Part Two, “The Main Attractions,” contains one chapter devoted to trees and shrubs and another that discusses perennials. If you follow the authors’ basic recipe for garden design, the plants covered in these two chapters will make up about 60% of your garden. Chapter 3 contains informative descriptions of various trees and shrubs with long-term garden appeal. These include maple, redbud, various conifers, dogwood, crabapple, smokebush, witch hazel, hydrangea, ninebark, viburnum, and more. Chapter 4 is devoted to low-maintenance perennials with long bloom seasons and/or appealing foliage. These include amsonia, artemisia, baptisia, echinacea, iris, rudbeckia, salvia, sedum, astilbe, hellebores, hosta, and more.

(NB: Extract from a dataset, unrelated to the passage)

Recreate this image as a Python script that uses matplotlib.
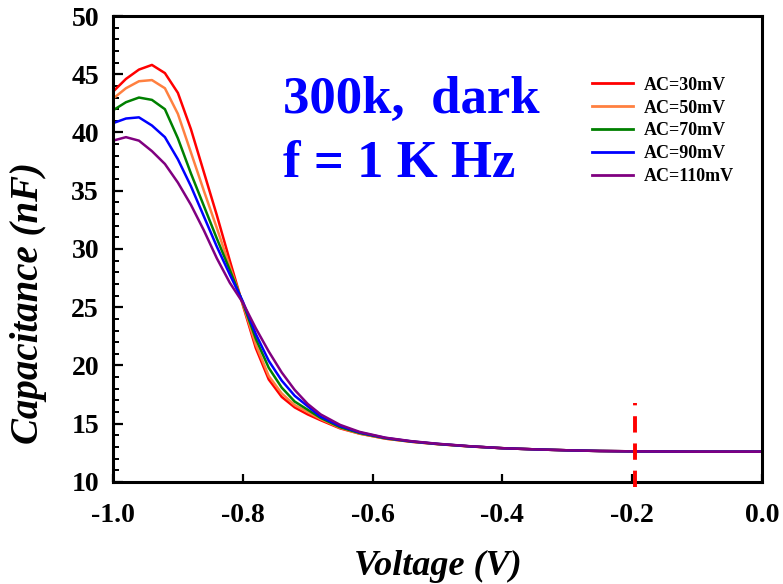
import matplotlib
matplotlib.use("Agg")
import matplotlib.pyplot as plt
from matplotlib.ticker import MultipleLocator

plt.rcParams['font.family'] = ['Liberation Serif', 'DejaVu Serif']
plt.rcParams['font.weight'] = 'bold'

# bias sweep (V)
voltage = [-1.0, -0.98, -0.96, -0.94, -0.92, -0.90, -0.88, -0.86, -0.84, -0.82,
           -0.80, -0.78, -0.76, -0.74, -0.72, -0.70, -0.68, -0.65, -0.62, -0.58,
           -0.54, -0.50, -0.45, -0.40, -0.35, -0.30, -0.25, -0.20, -0.10, 0.0]

# capacitance (nF) for each AC amplitude
cap_30 = [43.5, 44.6, 45.4, 45.8, 45.1, 43.4, 40.3, 36.6, 32.9, 29.0,
          25.2, 21.5, 18.8, 17.3, 16.4, 15.8, 15.3, 14.6, 14.15, 13.72,
          13.45, 13.25, 13.05, 12.9, 12.8, 12.72, 12.66, 12.63, 12.6, 12.6]
cap_50 = [42.9, 43.8, 44.4, 44.5, 43.8, 41.6, 38.3, 35.0, 31.8, 28.5,
          25.3, 21.8, 19.1, 17.6, 16.6, 16.0, 15.4, 14.65, 14.15, 13.72,
          13.45, 13.25, 13.05, 12.9, 12.8, 12.72, 12.66, 12.63, 12.6, 12.6]
cap_70 = [41.9, 42.6, 43.0, 42.8, 42.0, 39.5, 36.5, 33.7, 30.9, 28.2,
          25.4, 22.3, 19.8, 18.1, 16.9, 16.2, 15.5, 14.7, 14.2, 13.75,
          13.47, 13.26, 13.06, 12.9, 12.8, 12.72, 12.66, 12.63, 12.6, 12.6]
cap_90 = [40.8, 41.2, 41.3, 40.6, 39.6, 37.7, 35.4, 32.8, 30.2, 27.8,
          25.5, 22.7, 20.4, 18.7, 17.4, 16.5, 15.6, 14.8, 14.25, 13.78,
          13.48, 13.27, 13.06, 12.9, 12.8, 12.72, 12.66, 12.63, 12.6, 12.6]
cap_110 = [39.3, 39.6, 39.3, 38.4, 37.3, 35.7, 33.8, 31.6, 29.2, 27.1,
           25.4, 23.2, 21.2, 19.4, 17.9, 16.7, 15.8, 14.9, 14.3, 13.8,
           13.5, 13.28, 13.07, 12.9, 12.8, 12.72, 12.66, 12.63, 12.6, 12.6]

series = [cap_30, cap_50, cap_70, cap_90, cap_110]
labels = ['AC=30mV', 'AC=50mV', 'AC=70mV', 'AC=90mV', 'AC=110mV']
colors = ['#ff0000', '#ff8040', '#008000', '#0000ff', '#800080']

# marker position
v_mark = -0.195
mark_span = [9.6, 16.8]

fig = plt.figure(figsize=(7.83, 5.84), dpi=100)
ax = fig.add_axes([0.1443, 0.1747, 0.8289, 0.7979])

for c, lab, col in zip(series, labels, colors):
    ax.plot(voltage, c, color=col, lw=1.8, label=lab)

ax.plot([v_mark, v_mark], mark_span, color='red', lw=2.8,
        dashes=(4.2, 2.8), clip_on=False, zorder=5)

ax.set_xlim(-1.0, 0.0)
ax.set_ylim(10, 50)
ax.yaxis.set_major_locator(MultipleLocator(5))
ax.yaxis.set_minor_locator(MultipleLocator(1))
ax.set_xticks([-1.0, -0.8, -0.6, -0.4, -0.2, 0.0])
ax.set_xticklabels(['-1.0', '-0.8', '-0.6', '-0.4', '-0.2', '0.0'])

for s in ax.spines.values():
    s.set_linewidth(2.2)
ax.tick_params(axis='both', which='both', direction='in', top=False, right=False)
ax.tick_params(axis='x', which='major', length=6, width=1.6, labelsize=20, pad=15)
ax.tick_params(axis='y', which='major', length=7, width=1.6, labelsize=20, pad=10)
ax.tick_params(axis='y', which='minor', length=4, width=1.4)
for t in ax.get_xticklabels() + ax.get_yticklabels():
    t.set_fontweight('bold')

ax.set_xlabel('Voltage (V)', fontsize=26, fontweight='bold', style='italic', labelpad=16)
ax.set_ylabel('Capacitance (nF)', fontsize=28, fontweight='bold', style='italic')
ax.yaxis.set_label_coords(-0.101, 0.384)

ax.text(0.262, 0.792, '300k,  dark', transform=ax.transAxes, color='#0000ff',
        fontsize=38, fontweight='bold', va='baseline', ha='left')
ax.text(0.262, 0.6545, 'f = 1 K Hz', transform=ax.transAxes, color='#0000ff',
        fontsize=38, fontweight='bold', va='baseline', ha='left')

leg = ax.legend(loc='upper left', bbox_to_anchor=(0.738, 0.870), frameon=False,
                fontsize=13, handlelength=2.3, handletextpad=0.55,
                labelspacing=0.33, borderpad=0, borderaxespad=0)
for t in leg.get_texts():
    t.set_fontweight('bold')
for h in leg.get_lines():
    h.set_linewidth(2.0)

fig.savefig('out.png', dpi=100)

Part Three covers other plants that might play a role in a nonstop garden: bulbs, annuals and tropicals, edible plants, and vines. Chapter 5 is devoted to early-blooming and long-blooming bulbs, such as allium, crocus, and snowdrops. Chapter 6 discusses annuals and tropicals that can extend a garden’s season with fantastic foliage and blossoms. Tropicals in particular can add bold color and structure to a nonstop garden. Dramatic plants like elephant’s ear and angel’s trumpet are standouts, as are less common plants with stunning foliage, such as variegated tapioca. Chapter 7 delves into vegetables and herbs that are ornamental as well as edible and/or aromatic. These include chives, lavender, basil, thyme, kale, and nasturtiums, among others. Vines with long blooming seasons and/or appealing foliage are discussed in Chapter 8. These include trumpet vine, clematis, honeysuckle, climbing roses, wisteria, and more.

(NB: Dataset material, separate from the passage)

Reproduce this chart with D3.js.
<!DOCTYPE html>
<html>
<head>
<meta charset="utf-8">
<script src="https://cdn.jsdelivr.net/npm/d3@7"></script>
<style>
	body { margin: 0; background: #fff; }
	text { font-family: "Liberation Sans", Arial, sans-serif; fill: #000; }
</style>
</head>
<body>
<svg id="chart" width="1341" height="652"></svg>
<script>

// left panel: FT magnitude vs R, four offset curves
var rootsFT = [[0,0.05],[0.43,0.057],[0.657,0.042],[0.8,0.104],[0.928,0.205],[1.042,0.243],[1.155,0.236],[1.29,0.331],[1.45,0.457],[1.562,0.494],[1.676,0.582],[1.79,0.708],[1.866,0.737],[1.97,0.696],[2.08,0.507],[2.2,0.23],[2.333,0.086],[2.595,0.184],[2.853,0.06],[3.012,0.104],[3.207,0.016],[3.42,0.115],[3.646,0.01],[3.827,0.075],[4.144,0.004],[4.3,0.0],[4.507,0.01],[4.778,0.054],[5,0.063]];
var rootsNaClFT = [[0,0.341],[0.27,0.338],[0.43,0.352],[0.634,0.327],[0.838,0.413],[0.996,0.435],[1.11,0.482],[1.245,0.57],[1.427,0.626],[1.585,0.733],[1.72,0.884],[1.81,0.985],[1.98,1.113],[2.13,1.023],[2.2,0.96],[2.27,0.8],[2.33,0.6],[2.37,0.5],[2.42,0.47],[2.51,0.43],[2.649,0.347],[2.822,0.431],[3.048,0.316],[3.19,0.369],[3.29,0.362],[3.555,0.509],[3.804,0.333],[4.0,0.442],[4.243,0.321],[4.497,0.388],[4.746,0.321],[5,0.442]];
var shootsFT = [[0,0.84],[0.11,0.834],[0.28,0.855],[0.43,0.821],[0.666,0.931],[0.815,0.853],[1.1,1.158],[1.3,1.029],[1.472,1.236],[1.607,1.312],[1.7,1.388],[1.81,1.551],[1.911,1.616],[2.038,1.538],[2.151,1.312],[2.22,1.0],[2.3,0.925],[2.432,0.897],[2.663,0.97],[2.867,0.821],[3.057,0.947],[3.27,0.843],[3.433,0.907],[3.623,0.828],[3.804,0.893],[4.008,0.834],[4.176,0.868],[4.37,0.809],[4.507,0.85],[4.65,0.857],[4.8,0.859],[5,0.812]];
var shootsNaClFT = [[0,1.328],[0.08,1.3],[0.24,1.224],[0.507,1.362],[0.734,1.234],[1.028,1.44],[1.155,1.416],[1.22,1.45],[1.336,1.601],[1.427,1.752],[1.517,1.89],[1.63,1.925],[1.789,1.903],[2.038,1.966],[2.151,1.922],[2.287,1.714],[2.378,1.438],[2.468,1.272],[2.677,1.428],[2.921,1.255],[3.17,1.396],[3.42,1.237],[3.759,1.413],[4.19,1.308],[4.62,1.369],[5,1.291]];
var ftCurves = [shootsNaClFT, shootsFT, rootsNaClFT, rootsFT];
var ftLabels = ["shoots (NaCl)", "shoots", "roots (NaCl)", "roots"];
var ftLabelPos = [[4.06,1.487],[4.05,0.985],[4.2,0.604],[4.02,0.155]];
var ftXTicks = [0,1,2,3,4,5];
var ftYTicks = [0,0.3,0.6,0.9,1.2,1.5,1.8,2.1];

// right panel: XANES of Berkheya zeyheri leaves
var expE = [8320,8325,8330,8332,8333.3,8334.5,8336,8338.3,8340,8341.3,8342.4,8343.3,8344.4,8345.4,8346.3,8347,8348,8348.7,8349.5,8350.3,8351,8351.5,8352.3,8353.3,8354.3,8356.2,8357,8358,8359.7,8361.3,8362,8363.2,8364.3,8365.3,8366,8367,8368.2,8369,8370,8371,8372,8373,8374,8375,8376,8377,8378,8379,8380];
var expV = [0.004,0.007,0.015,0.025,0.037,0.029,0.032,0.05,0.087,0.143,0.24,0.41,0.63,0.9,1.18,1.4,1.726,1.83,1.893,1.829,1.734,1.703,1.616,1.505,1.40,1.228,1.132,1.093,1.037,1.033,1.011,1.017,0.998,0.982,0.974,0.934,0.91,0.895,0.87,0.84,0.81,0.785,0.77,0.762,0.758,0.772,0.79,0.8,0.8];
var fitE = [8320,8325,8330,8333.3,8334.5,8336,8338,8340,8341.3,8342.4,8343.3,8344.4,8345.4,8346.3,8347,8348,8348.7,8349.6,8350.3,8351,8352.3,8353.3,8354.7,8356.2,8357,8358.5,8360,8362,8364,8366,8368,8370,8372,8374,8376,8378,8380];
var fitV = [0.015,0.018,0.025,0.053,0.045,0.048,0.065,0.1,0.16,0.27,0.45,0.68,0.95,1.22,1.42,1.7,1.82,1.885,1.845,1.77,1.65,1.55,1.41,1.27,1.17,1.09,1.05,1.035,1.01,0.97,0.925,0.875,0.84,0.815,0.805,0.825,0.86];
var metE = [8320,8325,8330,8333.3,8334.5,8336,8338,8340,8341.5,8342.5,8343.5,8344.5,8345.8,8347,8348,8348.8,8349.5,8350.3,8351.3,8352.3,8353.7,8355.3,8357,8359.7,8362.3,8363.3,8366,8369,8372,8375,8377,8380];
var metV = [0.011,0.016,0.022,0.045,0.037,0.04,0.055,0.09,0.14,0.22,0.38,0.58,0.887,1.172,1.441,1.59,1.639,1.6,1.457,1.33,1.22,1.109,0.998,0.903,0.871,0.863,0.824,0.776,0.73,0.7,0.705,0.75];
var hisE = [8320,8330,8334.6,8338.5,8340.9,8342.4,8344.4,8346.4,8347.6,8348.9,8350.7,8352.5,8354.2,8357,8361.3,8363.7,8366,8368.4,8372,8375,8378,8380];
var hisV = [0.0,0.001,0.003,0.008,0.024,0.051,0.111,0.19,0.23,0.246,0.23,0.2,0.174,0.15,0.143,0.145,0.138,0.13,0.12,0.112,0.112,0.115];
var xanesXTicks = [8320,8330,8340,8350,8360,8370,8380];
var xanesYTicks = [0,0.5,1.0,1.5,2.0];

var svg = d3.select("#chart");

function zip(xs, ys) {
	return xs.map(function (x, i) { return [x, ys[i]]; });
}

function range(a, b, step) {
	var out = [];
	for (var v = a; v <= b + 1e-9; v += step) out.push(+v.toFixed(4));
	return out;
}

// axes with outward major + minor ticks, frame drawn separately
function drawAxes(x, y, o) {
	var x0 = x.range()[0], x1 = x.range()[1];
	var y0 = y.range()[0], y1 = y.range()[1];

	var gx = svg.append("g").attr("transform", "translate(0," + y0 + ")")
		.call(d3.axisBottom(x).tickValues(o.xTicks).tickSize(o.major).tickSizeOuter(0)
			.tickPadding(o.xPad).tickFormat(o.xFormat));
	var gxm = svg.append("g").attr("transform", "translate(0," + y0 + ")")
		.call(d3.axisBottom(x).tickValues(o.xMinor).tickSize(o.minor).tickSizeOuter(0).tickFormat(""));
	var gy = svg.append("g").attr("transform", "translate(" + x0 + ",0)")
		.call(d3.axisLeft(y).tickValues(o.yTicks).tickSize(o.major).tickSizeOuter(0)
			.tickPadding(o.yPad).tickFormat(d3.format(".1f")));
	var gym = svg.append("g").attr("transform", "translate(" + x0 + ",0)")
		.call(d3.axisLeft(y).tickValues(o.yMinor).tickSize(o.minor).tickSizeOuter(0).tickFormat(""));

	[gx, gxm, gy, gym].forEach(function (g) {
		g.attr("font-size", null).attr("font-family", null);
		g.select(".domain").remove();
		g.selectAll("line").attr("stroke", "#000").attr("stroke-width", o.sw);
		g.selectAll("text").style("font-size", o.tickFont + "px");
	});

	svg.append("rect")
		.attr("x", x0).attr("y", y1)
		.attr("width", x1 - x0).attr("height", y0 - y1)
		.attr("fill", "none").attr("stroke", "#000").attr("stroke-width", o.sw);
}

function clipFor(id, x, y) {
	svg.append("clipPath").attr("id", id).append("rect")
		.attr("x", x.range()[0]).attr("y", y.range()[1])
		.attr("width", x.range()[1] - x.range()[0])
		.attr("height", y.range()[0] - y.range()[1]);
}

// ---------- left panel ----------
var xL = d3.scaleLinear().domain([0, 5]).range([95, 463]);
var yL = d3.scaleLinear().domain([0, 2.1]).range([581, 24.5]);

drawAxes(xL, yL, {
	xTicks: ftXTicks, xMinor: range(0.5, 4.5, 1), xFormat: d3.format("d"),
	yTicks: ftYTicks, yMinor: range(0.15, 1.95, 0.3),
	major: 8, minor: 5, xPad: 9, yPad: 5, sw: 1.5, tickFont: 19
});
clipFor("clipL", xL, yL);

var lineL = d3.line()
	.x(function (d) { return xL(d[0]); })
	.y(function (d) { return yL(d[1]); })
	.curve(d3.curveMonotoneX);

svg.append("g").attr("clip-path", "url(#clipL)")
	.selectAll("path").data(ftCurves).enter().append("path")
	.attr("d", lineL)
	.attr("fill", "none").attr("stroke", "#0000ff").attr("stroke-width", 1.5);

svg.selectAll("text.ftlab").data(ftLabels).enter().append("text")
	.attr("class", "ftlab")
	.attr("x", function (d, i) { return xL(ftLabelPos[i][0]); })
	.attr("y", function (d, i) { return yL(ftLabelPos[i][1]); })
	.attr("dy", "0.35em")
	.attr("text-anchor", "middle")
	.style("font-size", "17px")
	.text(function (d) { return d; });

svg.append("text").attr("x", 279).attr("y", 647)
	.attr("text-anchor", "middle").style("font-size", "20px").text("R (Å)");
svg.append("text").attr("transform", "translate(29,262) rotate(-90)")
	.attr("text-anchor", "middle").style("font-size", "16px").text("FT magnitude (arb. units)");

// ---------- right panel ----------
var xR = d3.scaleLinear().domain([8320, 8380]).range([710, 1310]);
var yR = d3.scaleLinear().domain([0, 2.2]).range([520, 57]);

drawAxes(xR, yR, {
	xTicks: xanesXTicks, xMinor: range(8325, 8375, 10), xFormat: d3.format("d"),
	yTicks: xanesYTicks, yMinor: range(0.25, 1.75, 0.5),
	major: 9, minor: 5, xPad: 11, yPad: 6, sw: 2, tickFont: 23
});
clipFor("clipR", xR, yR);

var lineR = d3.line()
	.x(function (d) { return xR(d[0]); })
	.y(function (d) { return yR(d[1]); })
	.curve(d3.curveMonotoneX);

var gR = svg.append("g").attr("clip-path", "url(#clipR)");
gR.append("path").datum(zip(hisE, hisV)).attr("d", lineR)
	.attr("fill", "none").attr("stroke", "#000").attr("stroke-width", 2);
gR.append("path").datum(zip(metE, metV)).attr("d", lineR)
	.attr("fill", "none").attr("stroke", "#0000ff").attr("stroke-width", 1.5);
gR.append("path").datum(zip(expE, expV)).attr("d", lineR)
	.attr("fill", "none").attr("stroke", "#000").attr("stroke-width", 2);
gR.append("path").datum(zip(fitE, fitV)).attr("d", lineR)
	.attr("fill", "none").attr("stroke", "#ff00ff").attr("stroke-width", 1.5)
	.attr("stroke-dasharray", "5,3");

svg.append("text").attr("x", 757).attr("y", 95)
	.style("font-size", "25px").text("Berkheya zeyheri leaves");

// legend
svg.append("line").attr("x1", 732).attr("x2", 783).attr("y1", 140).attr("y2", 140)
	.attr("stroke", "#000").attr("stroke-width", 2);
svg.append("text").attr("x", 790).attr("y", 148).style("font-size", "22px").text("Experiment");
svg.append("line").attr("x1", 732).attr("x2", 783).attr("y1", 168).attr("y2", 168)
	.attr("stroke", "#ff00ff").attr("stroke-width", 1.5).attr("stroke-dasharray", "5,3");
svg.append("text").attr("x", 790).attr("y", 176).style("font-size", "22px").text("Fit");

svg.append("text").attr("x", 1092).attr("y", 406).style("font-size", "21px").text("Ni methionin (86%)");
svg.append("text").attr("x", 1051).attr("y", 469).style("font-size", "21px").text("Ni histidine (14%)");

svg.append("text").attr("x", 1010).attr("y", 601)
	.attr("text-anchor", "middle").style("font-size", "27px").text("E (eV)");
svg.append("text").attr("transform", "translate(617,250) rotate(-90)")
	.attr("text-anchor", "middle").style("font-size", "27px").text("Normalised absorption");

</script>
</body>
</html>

Part Four discusses other components of a garden with year-round interest, including garden ornaments, containers, and structures. In Chapter 9, various approaches to decorating a garden with garden ornaments are discussed. These range from the kitschy, like garden gnomes, to the artistic, like custom sculptures. Chapter 10 is devoted to container gardening. Strategically placed containers can extend the life of a garden and add structure and form to a garden design. Garden structures are covered in Chapter 11. These range from large plant supports to walkways and patios. The authors’ approach to maintaining seasonal interest and long-lasting visual appeal is summarized in Chapter 12.
There are some handy charts and tables at the back of The Nonstop Garden, as well as a glossary of terms. These include a chart that tracks the peak performance of various types of plants, a list of invasive plants, metric conversion tables, and a chart of hardiness zones. The chart of peak performance also notes whether the plants have notable fruit or seed heads or long-lasting foliage.
The Nonstop Garden is a handy resource for those of us who want to get the most out of our gardens. The authors’ emphasis on plant diversity and its role in garden design is combined with a down-to-earth approach to understanding the domestic landscape. That combination makes this book a pleasure to read.
Andrea Kingston, RCGC library volunteer, January 2012.